Paper long abstract:
As described in the panel's abstract, the ways of being a scientist have changed. One salient aspect of change is international research collaboration, which has become a regular practice throughout disciplines since the 1970s. In our paper, we conceptualize ithe ways contemporary international research collaborations affect academic identity formation and analyze facets of international academic identities.
We argue based on a constructivist and communitarian concept of identity (Giddens, Hall) that it is an interactive process between individuals and their significant communities. Academic identities are embedded in and emerge from the scholar's professional (and personal) history and socialization, and are shaped by the beliefs, practices, and values of their significant disciplinary, institutional, professional, and local/national communities and contexts (Clark, 1987; Välimaa, 1998; Henkel, 2005).

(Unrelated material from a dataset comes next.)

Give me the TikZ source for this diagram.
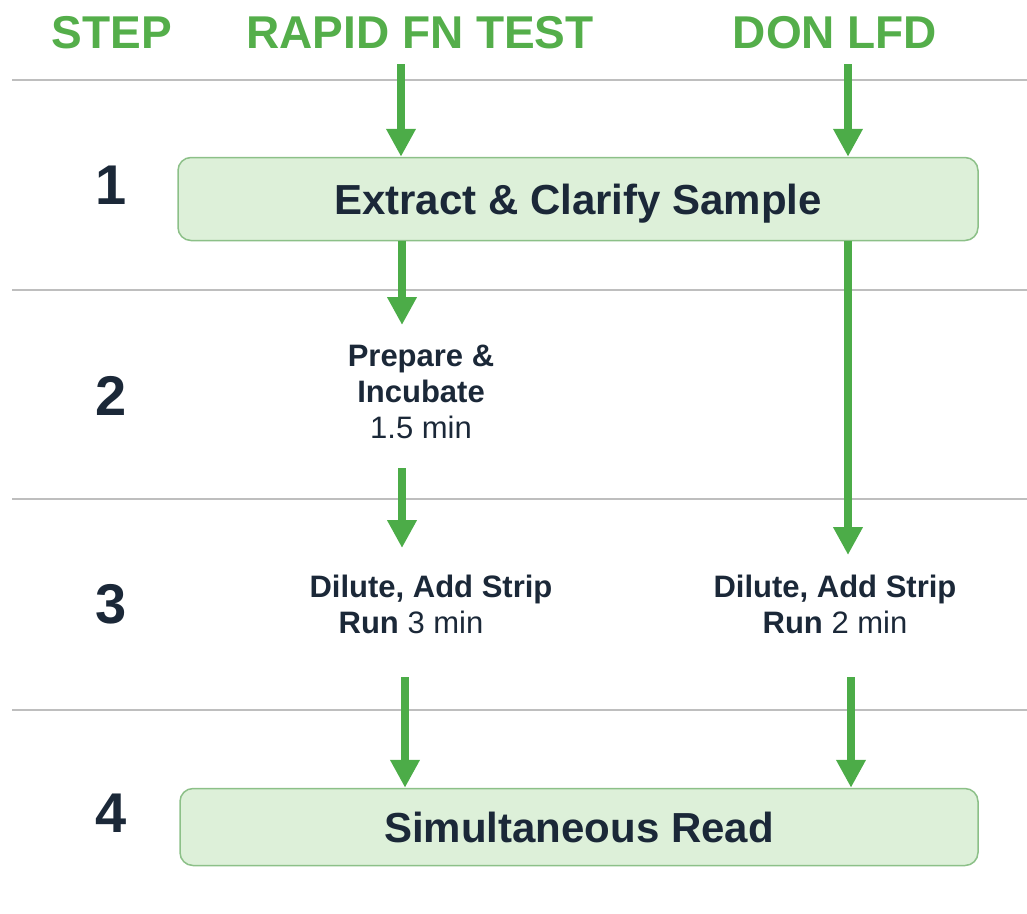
\documentclass[tikz,border=0pt]{standalone}
\usepackage{fontspec}
\setmainfont{Liberation Sans}
\usetikzlibrary{arrows.meta}
\definecolor{hdrgreen}{RGB}{84,174,74}
\definecolor{arrgreen}{RGB}{76,172,72}
\definecolor{boxfill}{RGB}{221,240,217}
\definecolor{boxedge}{RGB}{140,192,136}
\definecolor{darktxt}{RGB}{27,40,56}
\definecolor{rulegray}{RGB}{190,190,190}
\begin{document}
\begin{tikzpicture}[x=1pt,y=-1pt,
  hdr/.style={text=hdrgreen,font=\fontsize{46}{50}\selectfont\bfseries,inner sep=0pt},
  stepnum/.style={text=darktxt,font=\fontsize{56}{60}\selectfont\bfseries,inner sep=0pt},
  boxnode/.style={draw=boxedge,fill=boxfill,line width=1.5pt,rounded corners=13pt,
    text=darktxt,font=\fontsize{42}{46}\selectfont\bfseries,inner sep=0pt,text depth=0pt},
  lbl/.style={text=darktxt,font=\fontsize{31}{36}\selectfont,align=center,inner sep=0pt},
  arr/.style={draw=arrgreen,line width=8pt,-{Triangle[width=28pt,length=28pt]}},
  rule/.style={draw=rulegray,line width=1.8pt}]
\useasboundingbox (0,0) rectangle (1027,913);
% headers
\node[hdr] (hStep) at (112,33) {STEP};
\node[hdr] (hRapid) at (420,33) {RAPID FN TEST};
\node[hdr] (hDon) at (835,33) {DON LFD};
% rules
\coordinate (r1a) at (12,80);  \coordinate (r1b) at (1027,80);
\coordinate (r2a) at (12,290); \coordinate (r2b) at (1027,290);
\coordinate (r3a) at (12,499); \coordinate (r3b) at (1027,499);
\coordinate (r4a) at (12,710); \coordinate (r4b) at (1027,710);
\draw[rule] (r1a) -- (r1b);
\draw[rule] (r2a) -- (r2b);
\draw[rule] (r3a) -- (r3b);
\draw[rule] (r4a) -- (r4b);
% step numbers
\node[stepnum] (s1) at (111,185) {1};
\node[stepnum] (s2) at (111,396) {2};
\node[stepnum] (s3) at (111,604) {3};
\node[stepnum] (s4) at (111,813) {4};
% boxes
\node[boxnode,minimum width=800pt,minimum height=83pt] (b1) at (578,199) {Extract \& Clarify Sample};
\node[boxnode,minimum width=798pt,minimum height=77pt] (b4) at (579,827) {Simultaneous Read};
% labels
\node[lbl] (prep) at (421,392) {\textbf{Prepare \&}\\\textbf{Incubate}\\1.5 min};
\node[lbl] (dilL) at (431,604) {\textbf{Dilute, Add Strip}\\\textbf{Run} 3 min\hspace*{40pt}};
\node[lbl] (dilR) at (835,604) {\textbf{Dilute, Add Strip}\\\textbf{Run} 2 min};
% arrow coordinates
\coordinate (a1Ls) at (401,64);
\coordinate (a1Rs) at (848,64);
\coordinate (a2Le) at (402,325);
\coordinate (a3Ls) at (402,468);
\coordinate (a3Le) at (402,548);
\coordinate (aRe) at (848,555);
\coordinate (a4Ls) at (405,677);
\coordinate (a4Rs) at (851,677);
% arrows
\draw[arr] (a1Ls) -- (a1Ls |- b1.north);
\draw[arr] (a1Rs) -- (a1Rs |- b1.north);
\draw[arr] (b1.south -| a2Le) -- (a2Le);
\draw[arr] (a3Ls) -- (a3Le);
\draw[arr] (b1.south -| aRe) -- (aRe);
\draw[arr] (a4Ls) -- (a4Ls |- b4.north);
\draw[arr] (a4Rs) -- (a4Rs |- b4.north);
\end{tikzpicture}
\end{document}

Thus, whereas traditional considerations (e.g., Gouldner, 1957) have described international orientations of academics as unitary and as a dichotomy of cosmopolitans vs. locals, we conceptualize them as pluralistic and fluid. Consequently, it is also insufficient to primarily define collaboration as international due to different national institutional affiliations. Instead, it is necessary to distinguish multiple facets of international academic identities.
Clark, B. R. (1987). The Academic Profession: National, Disciplinary, and Institutional Settings. Univ of California Press.
Gouldner, A. W. (1957). Cosmopolitans and Locals: Towards an Analysis of Latent Social Roles I. Administrative Science Quarterly, 2(3), 281-306.
Henkel, M. (2005). Academic Identity and Autonomy in a Changing Policy Environment. Higher Education, 49(1-2), 155-176.
Välimaa, J. (1998). Culture and Identity in Higher Education Research. Higher Education, 36(2), 119-138.